+++ INFORMATION SUPPLIED +++
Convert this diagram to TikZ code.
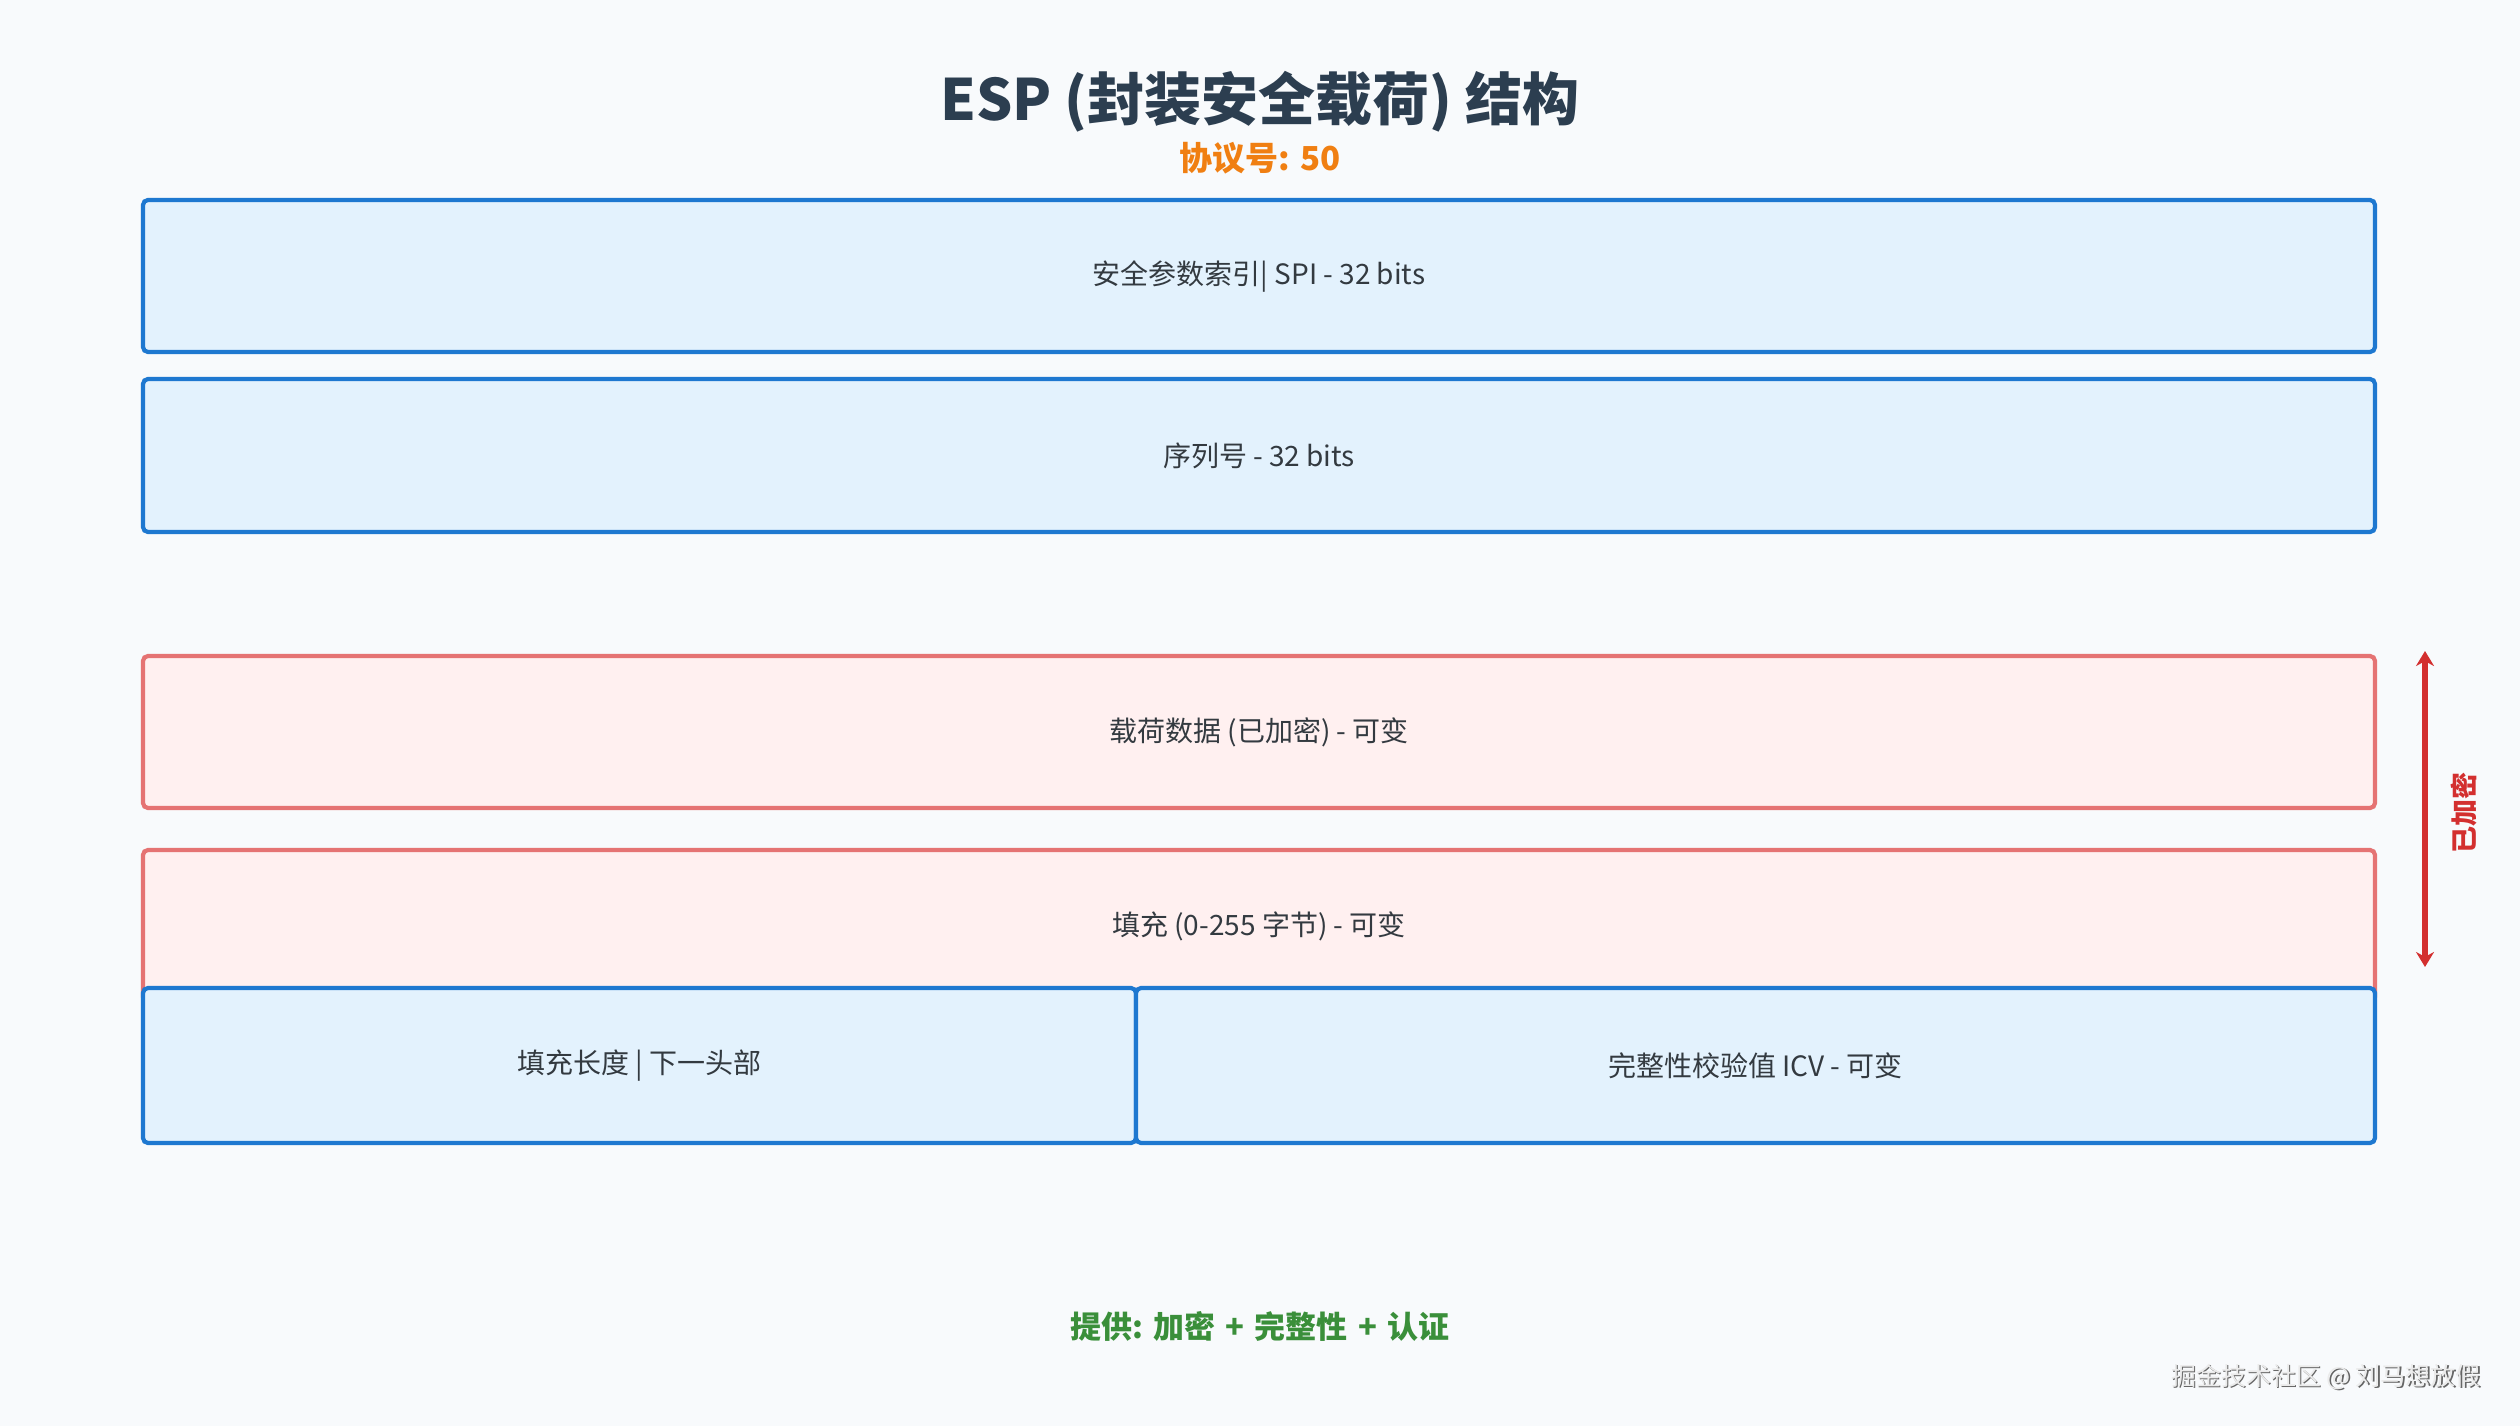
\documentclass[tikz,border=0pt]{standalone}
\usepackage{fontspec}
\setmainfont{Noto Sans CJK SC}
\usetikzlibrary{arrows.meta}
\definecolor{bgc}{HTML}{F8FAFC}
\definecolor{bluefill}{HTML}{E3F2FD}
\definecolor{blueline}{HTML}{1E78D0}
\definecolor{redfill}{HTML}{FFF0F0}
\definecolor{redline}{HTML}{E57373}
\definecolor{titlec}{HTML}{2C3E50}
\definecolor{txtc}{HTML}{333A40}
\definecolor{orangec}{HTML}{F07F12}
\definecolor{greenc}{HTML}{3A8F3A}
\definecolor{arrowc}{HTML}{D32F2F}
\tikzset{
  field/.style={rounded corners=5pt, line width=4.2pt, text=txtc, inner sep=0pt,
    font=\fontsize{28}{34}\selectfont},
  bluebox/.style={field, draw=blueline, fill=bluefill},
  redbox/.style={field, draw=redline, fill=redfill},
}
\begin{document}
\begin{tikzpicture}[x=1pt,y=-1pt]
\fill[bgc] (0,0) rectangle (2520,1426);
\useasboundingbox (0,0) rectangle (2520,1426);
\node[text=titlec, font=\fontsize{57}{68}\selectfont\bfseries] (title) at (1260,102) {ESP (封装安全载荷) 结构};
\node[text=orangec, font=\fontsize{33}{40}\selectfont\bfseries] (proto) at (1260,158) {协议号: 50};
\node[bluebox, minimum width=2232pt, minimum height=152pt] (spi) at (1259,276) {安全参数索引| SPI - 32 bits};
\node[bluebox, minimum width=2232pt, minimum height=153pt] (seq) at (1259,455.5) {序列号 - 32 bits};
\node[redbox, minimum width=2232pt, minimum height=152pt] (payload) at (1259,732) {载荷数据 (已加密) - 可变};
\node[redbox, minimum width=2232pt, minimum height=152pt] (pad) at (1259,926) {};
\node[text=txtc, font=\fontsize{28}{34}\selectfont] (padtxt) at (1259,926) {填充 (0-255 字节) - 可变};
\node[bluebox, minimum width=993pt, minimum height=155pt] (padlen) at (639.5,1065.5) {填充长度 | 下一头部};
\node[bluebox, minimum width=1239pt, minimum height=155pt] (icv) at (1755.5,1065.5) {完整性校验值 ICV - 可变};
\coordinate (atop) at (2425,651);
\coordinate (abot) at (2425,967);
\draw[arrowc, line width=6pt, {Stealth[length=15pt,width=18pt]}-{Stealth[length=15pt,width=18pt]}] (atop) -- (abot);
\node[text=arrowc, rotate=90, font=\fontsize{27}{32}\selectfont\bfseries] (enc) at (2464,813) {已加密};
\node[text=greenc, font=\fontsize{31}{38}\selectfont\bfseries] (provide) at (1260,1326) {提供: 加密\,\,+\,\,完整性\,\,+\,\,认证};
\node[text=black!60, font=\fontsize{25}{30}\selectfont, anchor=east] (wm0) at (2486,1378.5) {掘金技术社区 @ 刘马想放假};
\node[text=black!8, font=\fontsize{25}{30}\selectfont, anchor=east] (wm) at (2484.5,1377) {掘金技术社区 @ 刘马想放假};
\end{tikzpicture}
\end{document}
+++
* **PROMPT**
Leave out the pictures and restate everything else word for word.

* **WRITTEN RESPONSE**
Convert this diagram to TikZ code.
\documentclass[tikz,border=0pt]{standalone}
\usepackage{fontspec}
\setmainfont{Noto Sans CJK SC}
\usetikzlibrary{arrows.meta}
\definecolor{bgc}{HTML}{F8FAFC}
\definecolor{bluefill}{HTML}{E3F2FD}
\definecolor{blueline}{HTML}{1E78D0}
\definecolor{redfill}{HTML}{FFF0F0}
\definecolor{redline}{HTML}{E57373}
\definecolor{titlec}{HTML}{2C3E50}
\definecolor{txtc}{HTML}{333A40}
\definecolor{orangec}{HTML}{F07F12}
\definecolor{greenc}{HTML}{3A8F3A}
\definecolor{arrowc}{HTML}{D32F2F}
\tikzset{
  field/.style={rounded corners=5pt, line width=4.2pt, text=txtc, inner sep=0pt,
    font=\fontsize{28}{34}\selectfont},
  bluebox/.style={field, draw=blueline, fill=bluefill},
  redbox/.style={field, draw=redline, fill=redfill},
}
\begin{document}
\begin{tikzpicture}[x=1pt,y=-1pt]
\fill[bgc] (0,0) rectangle (2520,1426);
\useasboundingbox (0,0) rectangle (2520,1426);
\node[text=titlec, font=\fontsize{57}{68}\selectfont\bfseries] (title) at (1260,102) {ESP (封装安全载荷) 结构};
\node[text=orangec, font=\fontsize{33}{40}\selectfont\bfseries] (proto) at (1260,158) {协议号: 50};
\node[bluebox, minimum width=2232pt, minimum height=152pt] (spi) at (1259,276) {安全参数索引| SPI - 32 bits};
\node[bluebox, minimum width=2232pt, minimum height=153pt] (seq) at (1259,455.5) {序列号 - 32 bits};
\node[redbox, minimum width=2232pt, minimum height=152pt] (payload) at (1259,732) {载荷数据 (已加密) - 可变};
\node[redbox, minimum width=2232pt, minimum height=152pt] (pad) at (1259,926) {};
\node[text=txtc, font=\fontsize{28}{34}\selectfont] (padtxt) at (1259,926) {填充 (0-255 字节) - 可变};
\node[bluebox, minimum width=993pt, minimum height=155pt] (padlen) at (639.5,1065.5) {填充长度 | 下一头部};
\node[bluebox, minimum width=1239pt, minimum height=155pt] (icv) at (1755.5,1065.5) {完整性校验值 ICV - 可变};
\coordinate (atop) at (2425,651);
\coordinate (abot) at (2425,967);
\draw[arrowc, line width=6pt, {Stealth[length=15pt,width=18pt]}-{Stealth[length=15pt,width=18pt]}] (atop) -- (abot);
\node[text=arrowc, rotate=90, font=\fontsize{27}{32}\selectfont\bfseries] (enc) at (2464,813) {已加密};
\node[text=greenc, font=\fontsize{31}{38}\selectfont\bfseries] (provide) at (1260,1326) {提供: 加密\,\,+\,\,完整性\,\,+\,\,认证};
\node[text=black!60, font=\fontsize{25}{30}\selectfont, anchor=east] (wm0) at (2486,1378.5) {掘金技术社区 @ 刘马想放假};
\node[text=black!8, font=\fontsize{25}{30}\selectfont, anchor=east] (wm) at (2484.5,1377) {掘金技术社区 @ 刘马想放假};
\end{tikzpicture}
\end{document}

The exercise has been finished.